The integral: $$I(\vec r)=\int_{|\vec k|\lt \Lambda} d^d k \; \;\frac{1}{k^2}\exp\left({i\vec k \cdot \vec r}\right)\tag{1}$$ appears quite a lot in physics. I have seen the convergence of this studied by setting $\vec r =\vec 0$ and showing that: $$I(\vec 0)=SA\int_{k\lt \Lambda} d k \;\;\frac{k^{d-1}}{k^2}\tag{2}$$ where $SA$ is the surface area of a hypersphere in $d$ dimensions. This is clearly (IR) divergent for $d\le 2$. My question is:
Is the divergence/convergence of (1) totally determined by that of (2) and if so why?
Since I am a physicists rather then a mathematician this answer is not going to be very mathematically rigorous.
Convergence of (2) $\Rightarrow$ Convergence of (1)
We have: $$(1)=\int_{|\vec k|\lt \Lambda} d^d k \; \;\frac{1}{k^2}\exp\left({i\vec k \cdot \vec r}\right)$$ $$\left|(1)\right|=\left|\int_{|\vec k|\lt \Lambda} d^d k \; \;\frac{1}{k^2}\exp\left({i\vec k \cdot \vec r}\right)\right|$$ $$\le \int_{|\vec k|\lt \Lambda} d^d k \; \;\left|\frac{1}{k^2}\exp\left({i\vec k \cdot \vec r}\right)\right|\tag{Triangle inequality}$$ $$=\int_{|\vec k|\lt \Lambda} d^d k \; \;\frac{1}{k^2}=(2)$$ Thus $$\left|(1)\right|\le (2)$$ so if (2) converges (1) must converge.

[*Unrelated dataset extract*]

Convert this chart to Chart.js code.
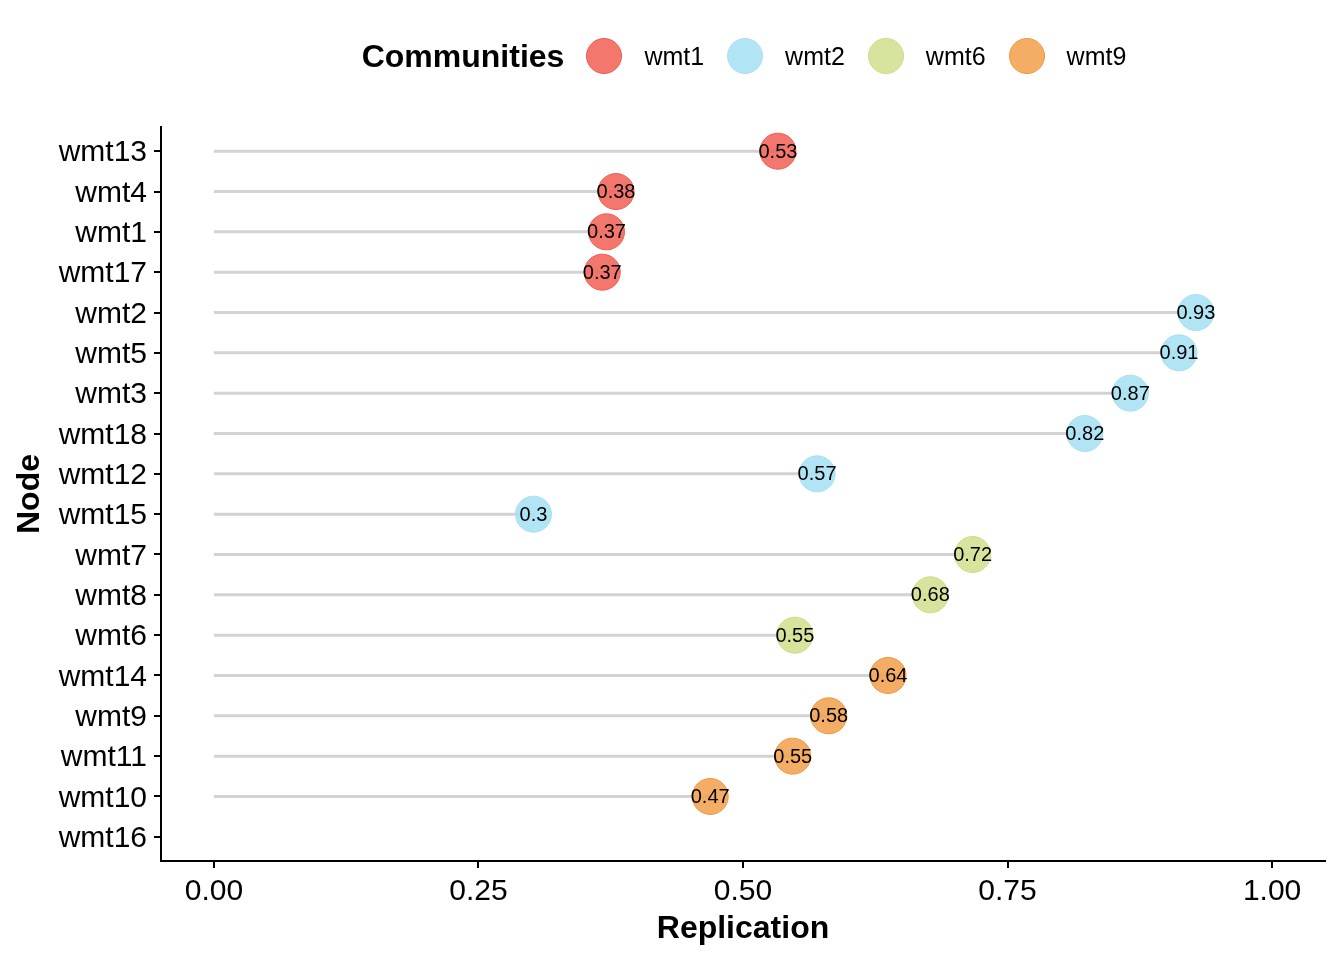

Divergence of(2) $\Rightarrow$ Divergence of (1)
This is slightly more tricky I am going to write $d^dk=k^{d-1} dk d\Omega$ for the 'solid angle' $\Omega$. Then: $$(1) =\int d\Omega \int^\Lambda_0 dk \frac{1}{k^2}k^{d-1} \exp(i\vec k\cdot \vec r)$$ $$=\int d\Omega\left(\int^\Lambda_\varepsilon \frac{1}{k^2}k^{d-1} \exp(i\vec k\cdot\vec r)+\int^\varepsilon_0 \frac{1}{k^2} k^{d-1}\exp(i\vec k\cdot \vec r)\right)$$ The first term is convergent. For the second term we have that: $$\int d\Omega\int^\varepsilon_0 \frac{1}{k^2} \exp(i\vec k\cdot \vec r)=\int d\Omega\int^\varepsilon_0 \frac{1}{k^2} k^{d-1}\cos(\vec k \cdot \vec r)+i\int d\Omega\int^\varepsilon_0 \frac{1}{k^2}k^{d-1} \sin(\vec k \cdot \vec r)$$ Thus $$\left|\int^\varepsilon_0 \frac{1}{k^2} k^{d-1}\exp(i\vec k\cdot \vec r)\right|\ge \cos(\varepsilon r\cos(\theta))\int_0^\varepsilon k^{d-1}\frac{1}{k^2} dk$$ Since we can define $\varepsilon$ sufficiently small such that $$\cos(\varepsilon r\cos(\theta))\ge C$$ for some $C\ne 0$ and arbitary: $$\left|\int^\varepsilon_0 \frac{1}{k^2} \exp(i\vec k\cdot \vec r)\right|\ge C\int_0^\varepsilon\frac{1}{k^2} k^{d-1}dk$$ If $$\int_0^\varepsilon\frac{1}{k^2} k^{d-1}dk$$ diverges then so will the $\int^\varepsilon_0k^{d-1} \frac{1}{k^2} \exp(i\vec k\cdot \vec r)$ which is that that we wanted to prove.